-- Start Source excerpt --

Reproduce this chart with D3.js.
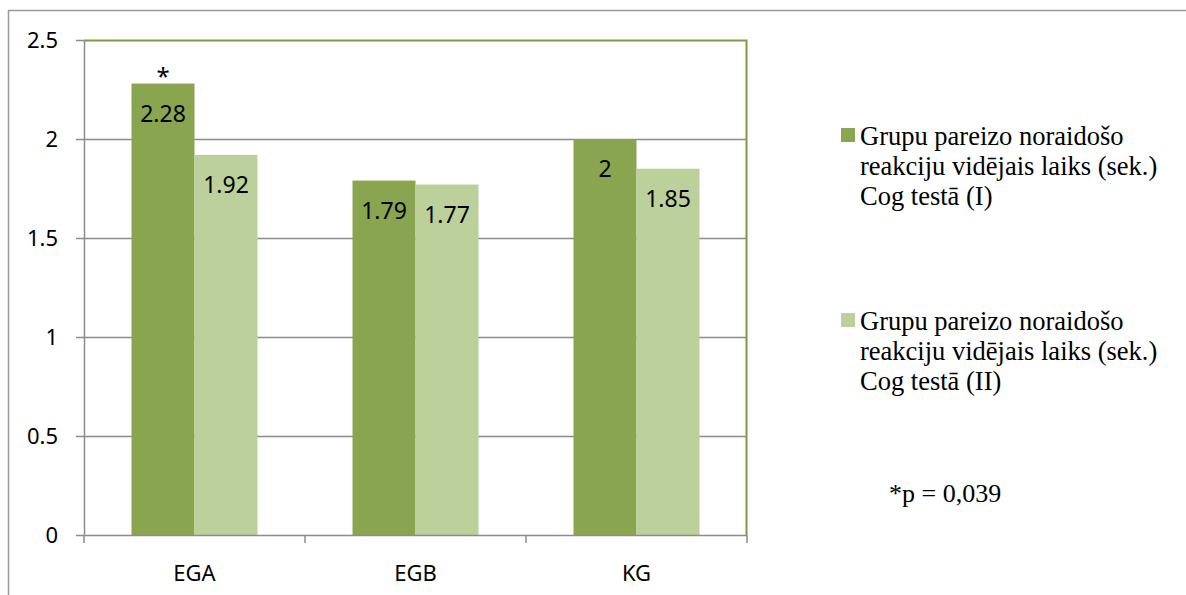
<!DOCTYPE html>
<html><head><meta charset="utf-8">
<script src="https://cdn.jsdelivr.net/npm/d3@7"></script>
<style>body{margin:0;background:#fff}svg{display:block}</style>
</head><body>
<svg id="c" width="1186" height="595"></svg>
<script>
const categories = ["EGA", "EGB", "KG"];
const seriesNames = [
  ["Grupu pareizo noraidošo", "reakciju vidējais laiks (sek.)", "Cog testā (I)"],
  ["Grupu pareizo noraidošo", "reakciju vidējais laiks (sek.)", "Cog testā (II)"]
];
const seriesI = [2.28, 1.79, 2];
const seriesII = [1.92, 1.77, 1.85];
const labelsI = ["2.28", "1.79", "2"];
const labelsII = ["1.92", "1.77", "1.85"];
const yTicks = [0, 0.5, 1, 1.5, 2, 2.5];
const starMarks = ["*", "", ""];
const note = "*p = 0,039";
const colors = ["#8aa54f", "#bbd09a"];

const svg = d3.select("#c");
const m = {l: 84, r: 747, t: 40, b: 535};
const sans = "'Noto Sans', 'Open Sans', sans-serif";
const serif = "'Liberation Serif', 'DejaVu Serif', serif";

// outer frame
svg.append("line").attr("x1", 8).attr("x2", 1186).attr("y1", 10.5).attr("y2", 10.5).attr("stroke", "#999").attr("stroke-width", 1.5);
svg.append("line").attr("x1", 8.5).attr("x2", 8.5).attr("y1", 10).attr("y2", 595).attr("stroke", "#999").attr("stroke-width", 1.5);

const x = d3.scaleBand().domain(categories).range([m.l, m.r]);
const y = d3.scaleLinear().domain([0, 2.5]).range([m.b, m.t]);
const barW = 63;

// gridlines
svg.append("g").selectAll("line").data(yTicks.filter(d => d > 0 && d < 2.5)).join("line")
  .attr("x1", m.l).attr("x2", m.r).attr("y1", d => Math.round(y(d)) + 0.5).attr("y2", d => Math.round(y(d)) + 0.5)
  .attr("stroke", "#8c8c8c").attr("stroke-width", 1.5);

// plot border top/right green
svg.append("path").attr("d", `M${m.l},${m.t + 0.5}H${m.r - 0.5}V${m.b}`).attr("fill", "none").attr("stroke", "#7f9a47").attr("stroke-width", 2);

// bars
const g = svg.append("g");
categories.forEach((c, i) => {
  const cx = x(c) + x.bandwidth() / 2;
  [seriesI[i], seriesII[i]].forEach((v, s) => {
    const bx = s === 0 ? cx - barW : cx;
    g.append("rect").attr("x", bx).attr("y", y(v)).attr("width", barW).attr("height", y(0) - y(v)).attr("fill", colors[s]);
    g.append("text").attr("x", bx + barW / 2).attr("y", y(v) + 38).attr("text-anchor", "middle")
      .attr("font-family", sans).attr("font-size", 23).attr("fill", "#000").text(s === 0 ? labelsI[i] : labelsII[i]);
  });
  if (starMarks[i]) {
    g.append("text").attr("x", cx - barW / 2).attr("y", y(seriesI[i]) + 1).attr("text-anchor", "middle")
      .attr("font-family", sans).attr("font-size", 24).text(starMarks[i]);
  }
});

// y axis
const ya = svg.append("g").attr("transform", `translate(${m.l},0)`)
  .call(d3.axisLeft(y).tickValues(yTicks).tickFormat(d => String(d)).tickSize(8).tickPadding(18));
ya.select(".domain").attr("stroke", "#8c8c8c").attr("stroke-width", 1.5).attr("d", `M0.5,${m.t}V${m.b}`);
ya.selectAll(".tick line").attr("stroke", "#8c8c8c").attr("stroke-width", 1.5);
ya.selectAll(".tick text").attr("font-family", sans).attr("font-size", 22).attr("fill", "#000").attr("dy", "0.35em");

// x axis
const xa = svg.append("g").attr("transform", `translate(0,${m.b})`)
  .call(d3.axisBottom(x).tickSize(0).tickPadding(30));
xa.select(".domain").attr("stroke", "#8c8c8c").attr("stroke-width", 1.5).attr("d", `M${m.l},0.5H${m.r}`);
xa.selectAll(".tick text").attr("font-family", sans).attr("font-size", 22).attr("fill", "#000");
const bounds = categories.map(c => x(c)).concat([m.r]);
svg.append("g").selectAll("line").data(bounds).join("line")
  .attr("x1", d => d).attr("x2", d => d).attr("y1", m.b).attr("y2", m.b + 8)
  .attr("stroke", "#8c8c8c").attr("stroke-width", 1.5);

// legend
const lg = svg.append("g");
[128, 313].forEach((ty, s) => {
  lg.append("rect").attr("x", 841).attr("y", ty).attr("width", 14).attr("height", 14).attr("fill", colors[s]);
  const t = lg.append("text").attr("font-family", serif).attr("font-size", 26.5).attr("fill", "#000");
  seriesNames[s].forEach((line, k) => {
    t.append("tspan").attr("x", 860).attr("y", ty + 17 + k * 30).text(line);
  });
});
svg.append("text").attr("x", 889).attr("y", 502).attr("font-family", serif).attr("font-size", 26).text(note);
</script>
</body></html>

-- End Source excerpt --

Without the pictures, write out the whole listing above exactly as it appears.

Solution for this problem:
Reproduce this chart with D3.js.
<!DOCTYPE html>
<html><head><meta charset="utf-8">
<script src="https://cdn.jsdelivr.net/npm/d3@7"></script>
<style>body{margin:0;background:#fff}svg{display:block}</style>
</head><body>
<svg id="c" width="1186" height="595"></svg>
<script>
const categories = ["EGA", "EGB", "KG"];
const seriesNames = [
  ["Grupu pareizo noraidošo", "reakciju vidējais laiks (sek.)", "Cog testā (I)"],
  ["Grupu pareizo noraidošo", "reakciju vidējais laiks (sek.)", "Cog testā (II)"]
];
const seriesI = [2.28, 1.79, 2];
const seriesII = [1.92, 1.77, 1.85];
const labelsI = ["2.28", "1.79", "2"];
const labelsII = ["1.92", "1.77", "1.85"];
const yTicks = [0, 0.5, 1, 1.5, 2, 2.5];
const starMarks = ["*", "", ""];
const note = "*p = 0,039";
const colors = ["#8aa54f", "#bbd09a"];

const svg = d3.select("#c");
const m = {l: 84, r: 747, t: 40, b: 535};
const sans = "'Noto Sans', 'Open Sans', sans-serif";
const serif = "'Liberation Serif', 'DejaVu Serif', serif";

// outer frame
svg.append("line").attr("x1", 8).attr("x2", 1186).attr("y1", 10.5).attr("y2", 10.5).attr("stroke", "#999").attr("stroke-width", 1.5);
svg.append("line").attr("x1", 8.5).attr("x2", 8.5).attr("y1", 10).attr("y2", 595).attr("stroke", "#999").attr("stroke-width", 1.5);

const x = d3.scaleBand().domain(categories).range([m.l, m.r]);
const y = d3.scaleLinear().domain([0, 2.5]).range([m.b, m.t]);
const barW = 63;

// gridlines
svg.append("g").selectAll("line").data(yTicks.filter(d => d > 0 && d < 2.5)).join("line")
  .attr("x1", m.l).attr("x2", m.r).attr("y1", d => Math.round(y(d)) + 0.5).attr("y2", d => Math.round(y(d)) + 0.5)
  .attr("stroke", "#8c8c8c").attr("stroke-width", 1.5);

// plot border top/right green
svg.append("path").attr("d", `M${m.l},${m.t + 0.5}H${m.r - 0.5}V${m.b}`).attr("fill", "none").attr("stroke", "#7f9a47").attr("stroke-width", 2);

// bars
const g = svg.append("g");
categories.forEach((c, i) => {
  const cx = x(c) + x.bandwidth() / 2;
  [seriesI[i], seriesII[i]].forEach((v, s) => {
    const bx = s === 0 ? cx - barW : cx;
    g.append("rect").attr("x", bx).attr("y", y(v)).attr("width", barW).attr("height", y(0) - y(v)).attr("fill", colors[s]);
    g.append("text").attr("x", bx + barW / 2).attr("y", y(v) + 38).attr("text-anchor", "middle")
      .attr("font-family", sans).attr("font-size", 23).attr("fill", "#000").text(s === 0 ? labelsI[i] : labelsII[i]);
  });
  if (starMarks[i]) {
    g.append("text").attr("x", cx - barW / 2).attr("y", y(seriesI[i]) + 1).attr("text-anchor", "middle")
      .attr("font-family", sans).attr("font-size", 24).text(starMarks[i]);
  }
});

// y axis
const ya = svg.append("g").attr("transform", `translate(${m.l},0)`)
  .call(d3.axisLeft(y).tickValues(yTicks).tickFormat(d => String(d)).tickSize(8).tickPadding(18));
ya.select(".domain").attr("stroke", "#8c8c8c").attr("stroke-width", 1.5).attr("d", `M0.5,${m.t}V${m.b}`);
ya.selectAll(".tick line").attr("stroke", "#8c8c8c").attr("stroke-width", 1.5);
ya.selectAll(".tick text").attr("font-family", sans).attr("font-size", 22).attr("fill", "#000").attr("dy", "0.35em");

// x axis
const xa = svg.append("g").attr("transform", `translate(0,${m.b})`)
  .call(d3.axisBottom(x).tickSize(0).tickPadding(30));
xa.select(".domain").attr("stroke", "#8c8c8c").attr("stroke-width", 1.5).attr("d", `M${m.l},0.5H${m.r}`);
xa.selectAll(".tick text").attr("font-family", sans).attr("font-size", 22).attr("fill", "#000");
const bounds = categories.map(c => x(c)).concat([m.r]);
svg.append("g").selectAll("line").data(bounds).join("line")
  .attr("x1", d => d).attr("x2", d => d).attr("y1", m.b).attr("y2", m.b + 8)
  .attr("stroke", "#8c8c8c").attr("stroke-width", 1.5);

// legend
const lg = svg.append("g");
[128, 313].forEach((ty, s) => {
  lg.append("rect").attr("x", 841).attr("y", ty).attr("width", 14).attr("height", 14).attr("fill", colors[s]);
  const t = lg.append("text").attr("font-family", serif).attr("font-size", 26.5).attr("fill", "#000");
  seriesNames[s].forEach((line, k) => {
    t.append("tspan").attr("x", 860).attr("y", ty + 17 + k * 30).text(line);
  });
});
svg.append("text").attr("x", 889).attr("y", 502).attr("font-family", serif).attr("font-size", 26).text(note);
</script>
</body></html>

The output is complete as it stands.